In May 2019, the Commonwealth Ports Authority of the Northern Mariana Islands signed an agreement with the U.S. Department of Defense, authorizing the U.S. military to lease the Tinian International Airport on the island of Tinian to act as a divert airfield for Andersen Air Force Base on Guam. Having the divert airfield in place would provide U.S. forces a base to launch and land military aircraft in the event that the runways on Andersen Air Force Base are knocked out, such as in a conflict with China.

Tinian is about 1,800 miles from the Chinese mainland and about 120 miles north of Guam.

The military development on Tinian comes as the U.S. is increasing its presence in the Indo-Pacific region. The area surrounding China consists of a series of island chains.
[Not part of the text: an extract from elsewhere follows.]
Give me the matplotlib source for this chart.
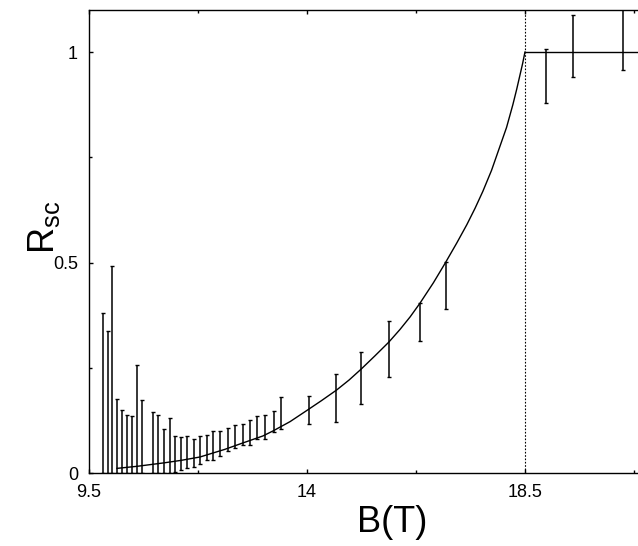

According to a 2020 analysis by the U.S. military research think tank RAND, China is increasingly building weapons that can saturate the so-called First Island Chain, which generally consists of Taiwan, Japan’s southern Ryuku Islands and the northern islands of the Philippines. China is also beginning to obtain more weapons that can reach parts of the so-called Second Island Chain, which includes Guam and the Northern Mariana Islands.

According to the 2020 RAND analysis, the U.S. military has been increasingly betting on bolstering its presence on the Second Island Chain, as a way to back up U.S. and allied forces in the First Island Chain. The U.S. and its allies will likely try to keep the Second Island Chain in the event that Chinese forces seize control of the First and their anti-access, area-denial (A2/AD) strategy blocks the U.S. from returning to the First chain.

The recent progress in Tinian is indicative of the broader U.S. strategy to build up its presence in the Second Island Chain.